We are given a 2 L solution that is $$0.80\;{\rm M}$$ in $$AgNO_3$$. Since every mole of $$AgNO_3$$ furnishes one mole of $$Ag^+$$, the initial moles and concentration of silver-ion are

$$n_{Ag^+}^{\,\text{initial}}=0.80\;{\rm mol\,L^{-1}}\times 2\;{\rm L}=1.6\;{\rm mol},\qquad[Ag^+]_0=0.80\;{\rm M}.$$

Ammonia forms the complex ion $$[Ag(NH_3)_2]^+$$ according to

$$Ag^+ + 2\,NH_3 \rightleftharpoons [Ag(NH_3)_2]^+.$$

The formation (stability) constant is stated to be

$$K_f = \frac{[Ag(NH_3)_2^+]}{[Ag^+][NH_3]^2}=1.0\times10^{8}.$$

We must add enough $$NH_3$$ so that the free silver-ion concentration is reduced to

$$[Ag^+]_{\text{eq}} = 5.0\times10^{-8}\;{\rm M}.$$

Because this value is many orders of magnitude smaller than the initial $$[Ag^+]$$, essentially every silver ion becomes complexed.
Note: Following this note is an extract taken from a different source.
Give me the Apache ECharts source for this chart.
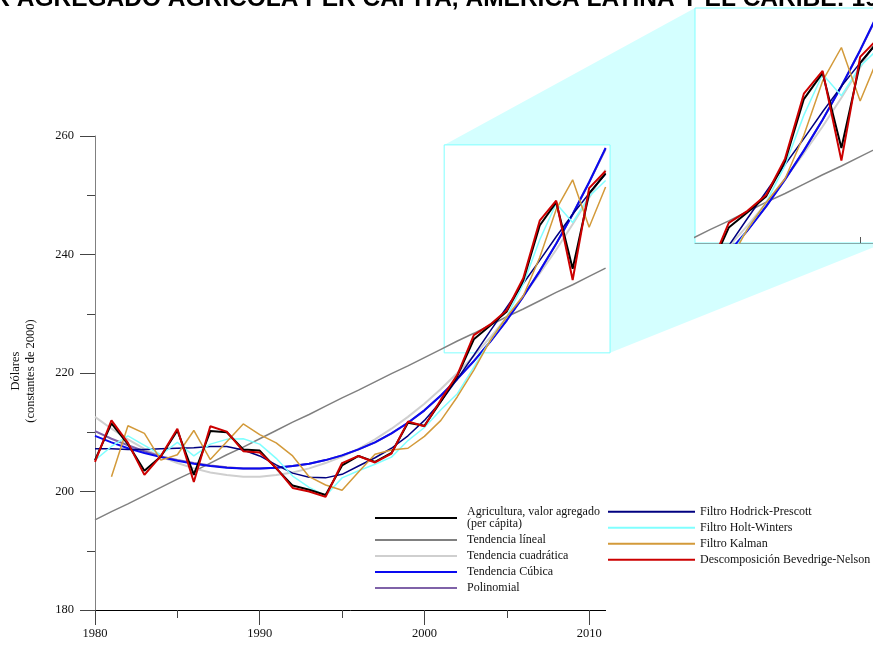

Hence at equilibrium

$$[Ag(NH_3)_2^+]_{\text{eq}} \approx [Ag^+]_0-[Ag^+]_{\text{eq}} =0.80-5.0\times10^{-8}\approx0.80\;{\rm M}.$$

Let $$[NH_3]_{\text{free}}$$ be the concentration of ammonia that remains unbound. Each complex consumes two molecules of ammonia, so the concentration of bound ammonia is

$$[NH_3]_{\text{bound}} = 2\,[Ag(NH_3)_2^+] = 2(0.80)=1.6\;{\rm M}.$$

Now apply the formation constant:

$$K_f = \frac{[Ag(NH_3)_2^+]}{[Ag^+][NH_3]_{\text{free}}^{\,2}} =\frac{0.80}{(5.0\times10^{-8})[NH_3]_{\text{free}}^{\,2}} =1.0\times10^{8}.$$

Rearranging for $$[NH_3]_{\text{free}}^{\,2}$$ gives

$$[NH_3]_{\text{free}}^{\,2} =\frac{0.80}{(1.0\times10^{8})(5.0\times10^{-8})} =\frac{0.80}{5}=0.16.$$

Taking the square root:

$$[NH_3]_{\text{free}}=\sqrt{0.16}=0.40\;{\rm M}.$$

The total ammonia concentration that must be present is the sum of free and bound portions:

$$[NH_3]_{\text{total}} =[NH_3]_{\text{free}}+[NH_3]_{\text{bound}} =0.40+1.60=2.0\;{\rm M}.$$

Because the solution volume is fixed at 2 L (the problem tells us to neglect volume change), the total moles of ammonia required are

$$n_{NH_3}=([NH_3]_{\text{total}})\times V =(2.0\;{\rm mol\,L^{-1}})\times(2\;{\rm L}) =4.0\;{\rm mol}.$$

The nearest integer is 4.

Hence, the correct answer is Option 4.